Douglas’ book includes spots like the Old Slave Mart Museum in Charleston, South Carolina and the Lorraine Motel in Memphis, Tennessee, as well as recommendations on where to dine, shop or find entertainment. Many of her suggestions are Black-owned businesses.
In 2018, a number of state tourism boards, from Wilmington, Delaware, to Topeka, Kansas, compiled the U.S. Civil Rights Trail, a website allowing visitors to explore the destinations important to the civil rights movement, as well as plan their journey to cities along the trail. Destinations include lesser-known cities instrumental in the movement, too, such as Farmville, Virginia, and Greensboro, North Carolina, where students led walkouts and sit-ins.
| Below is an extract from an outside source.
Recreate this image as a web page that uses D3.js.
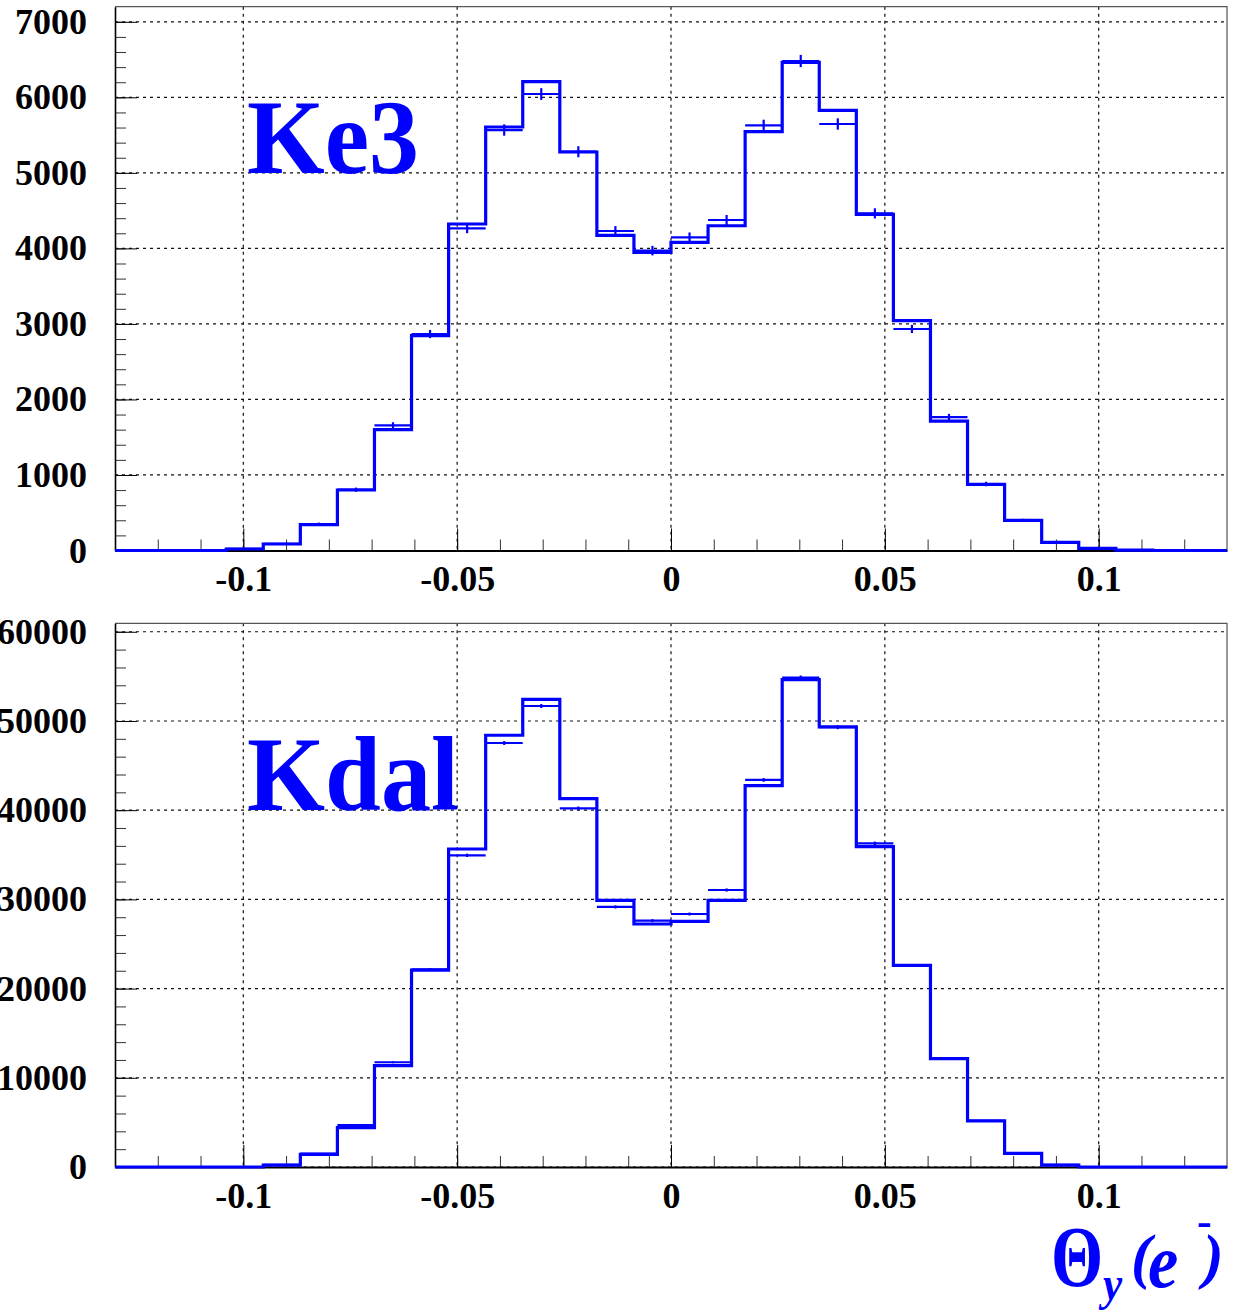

The AAA Civil Rights Trail road trip covers 472.7 miles from Atlanta, Georgia, to Montgomery, Alabama, including the home and resting place of Martin Luther King Jr. in Atlanta’s Sweet Auburn Historical District. AAA Approved Mary Mac’s Tea Room is also on the trail, and the city is home to the National Center for Civil and Human Rights as well.
In Birmingham, some of the city’s most moving markers of the Jim Crow era are found within its six-block civil rights district, such as the Sixteenth Street Baptist Church. Elsewhere in Alabama, there’s Troy University’s Rosa Parks Museum and the Freedom Rides Museum in Montgomery.
Visitors can see the places at the forefront of the freedom movement in Montgomery. Recommended stops include the Civil Rights Memorial Center, The Dexter Avenue King Memorial Baptist Church and the Dexter Avenue Parsonage Museum.